A different spin
In physics, spinors are used to plot the spin properties of elementary particles. In Stanford's recreational softball league, it's a whole different story.
Sporting both physics and physique, SLAC National Accelerator Laboratory employees field a slow-pitch, co-ed softball team each year, the Spinors, in a Stanford University recreational league. Although their competitors are a mostly younger bunch of graduate students and staff, the SLAC team likes to think they have physics in their favor.
In physics, spinors are used to plot the spin properties of elementary particles. First described by French mathematician Élie Joseph Cartan in 1913, spinors have a range of applications in modern physics and mathematics. They also share a pronunciation with “spinners”—baseball slang that describes curveballs and sliders, which are pitches thrown with heavy spin on the ball.

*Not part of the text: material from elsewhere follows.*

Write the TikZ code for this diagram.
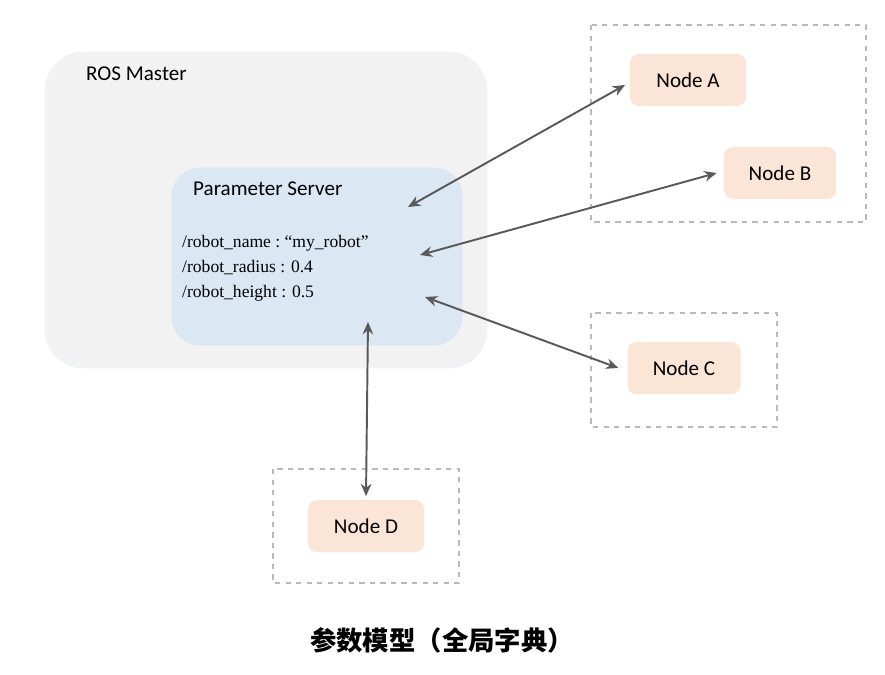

The team’s logo even features two softballs smashing together, with smaller spheres bursting out of the impact—paying homage to the lab’s particle collider experiments.
Softball traditions run deep at SLAC; physics faculty and students engaged in annual softball championship games on the Stanford campus as far back as the 1950s, even before the 1962 groundbreaking for the lab’s two-mile-long linear accelerator. Since then, an annual softball game remains an unbroken tradition.
Team manager Mike Woods, a 21-year Spinors veteran, says that since the Spinors first formed in 1991, the team has evolved to include a representative slice of SLAC’s workforce: men and women, ranging in age from their 20s to their 80s, who trade hits and runs with teams that are often quite a bit younger.
Woods describes the Stanford recreational league as “very laissez faire, very social—we’ve never even had hired umpires.” Based on work schedules and availability, it’s common for a different set of players to show up to each game.
And although the Spinors haven’t yet won the league championship, they’ll be back again next year for another try.